Terrance 'Pot Roast' Knighton begins coaching career

Terrance Knighton smiling

CHARLOTTE – There have been times in his life when Terrance Knighton wanted to leave the nickname behind him.

But it's so good, and it fits so well, that it would be kind of a shame to send it back to the kitchen.

The former NFL defensive tackle known as Pot Roast during his playing days is comfortable with that moniker now, as he sets off on the next chapter of his football career as a coaching assistant with the Panthers.

"I guess Pot Roast fits," he said with a laugh over a carryout box of lunch. "I think it's a good nickname for a nose tackle."

Knighton admitted he'd much rather go to Ruth's Chris and order a steak, but on that fateful and long flight home from Seattle to Jacksonville in 2009, steak wasn't an option.

No matter what else he did in his seven-year NFL career, Knighton would be best remembered by the nickname born on that flight back from a loss his rookie season, when a flight attendant offered a large man who doesn't eat things from the ocean a choice between Shrimp Alfredo and Pot Roast.

"I had never had it before, I just knew I didn't want seafood," Knighton said, shaking his head at the memory that would follow him throughout his playing days.

Since the flight was dark and teammates were sleeping, he tried to low-key it when the attendant walked down the aisle offering pot roast, leaning into the aisle and gesturing with his hand to say "right here."

To Knighton's chagrin, linebacker Clint Ingram heard him.

"He was like, 'You said that like it was your name,'" Knighton recalled, and from that moment, it sort of was.
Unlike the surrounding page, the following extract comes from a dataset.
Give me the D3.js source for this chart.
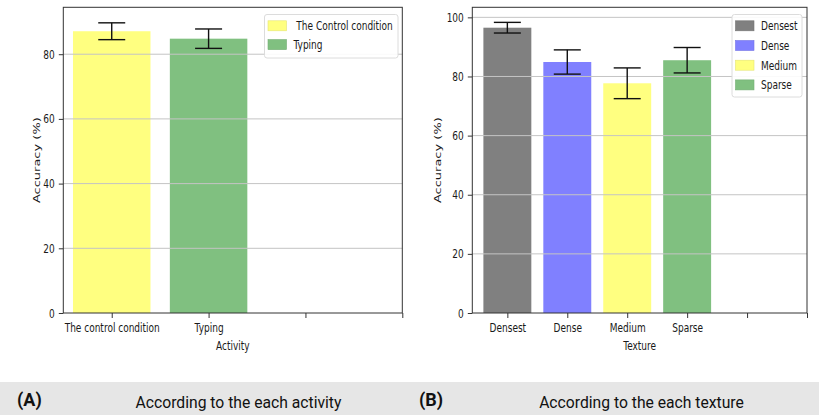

Besides, as George Costanza learned, you don't get to pick your own nickname.

When he signed with the Broncos as a free agent four years later, part of him hoped to leave the nickname back in Florida.

"When I went to Denver, I thought maybe this is my chance to get rid of it, but as soon as I signed, fans were on social media going, 'We got Pot Roast,' so I guess it's sticking," Knighton said.

Of course, being a 350-pound-plus nose tackle made it resonate, but it's also a working man's meal, and Knighton was willing to do the grunt work then and now.

His job with the Panthers is the absolute entry-level position on an NFL coaching staff, as he learns to communicate what he knew as a player.

Knighton spent the last three years coaching at Wagner, learning the basics of coaching at the FCS level, far from the catered flights of the NFL. And his connection with Panthers head coach Matt Rhule (once his position coach at Temple) earned him a shot to take a step up.

(For the record, Rhule refers to him simply as "T," since their Temple days were pre-Pot Roast.)

"It's just like anything else, when you're the best midget football player, you go to high school and you're a freshman again. When you go to the NFL, you're a rookie — it's the same thing," Knighton said. "Whenever you start something new, it's important that you're humble and you're open-minded about things. . . .

"Starting here this week, I'm just learning as much as possible, learning the verbiage, learning the playbook, doing my due diligence so that when I have the responsibility to do something, that I'm ready for it."

Knighton had one of the truly unglamorous jobs in the NFL, but he also knows enough about the game to know that good nose tackles do more than take up space. He also had the chance to get some in-person lessons from two of the game's greats in Denver, veterans who taught him what it truly meant to prepare.

"The great players in this game, they always talk about their mental approach, not their physical approach," Knighton said. "Everyone lifts weights, everyone runs, everyone takes care of their bodies the right way for the most part. If you look at the great players, it's their mental approach. Playing with Peyton Manning and DeMarcus Ware, guys like that, you see their approach to the game mentally is just as vital as playing the game."

Terrance Knighton and Peyton Manning

Knighton marveled at Manning's attention to detail, and said sitting in the same meeting room as Ware taught him how to really take notes, rather than just scribbling things on paper.

And as he spent more time in the league, he realized the approach he was learning was pointing to a career as a coach, and several of his bosses told him the same thing.

"I always considered myself a high-IQ football player," he said. "I could kind of see the game from a coaches' perspective a lot. When I was on the field, I could verbally spit back things we did all week. Had a photographic memory so I could remember things I'd see on tape. Coaches put a lot on me as a player because of how I saw the game. It helped me as a player, so when a coach tells you something, you listen."

Knighton was with the Patriots in the 2016 offseason but was cut before the start of the regular season and spent the rest of the year "getting my mind wrapped around the whole retiring thing.

"I missed the game," he said. "I sat there on Sundays watching games, looking at guys saying, 'You should have done this, should have done that.' I just wanted to be around the game. That's all I've known since I could walk, was football. So doing something in any aspect with football makes me happy."

Happier, at least, than Shrimp Alfredo. Which frankly, would have been a terrible nickname.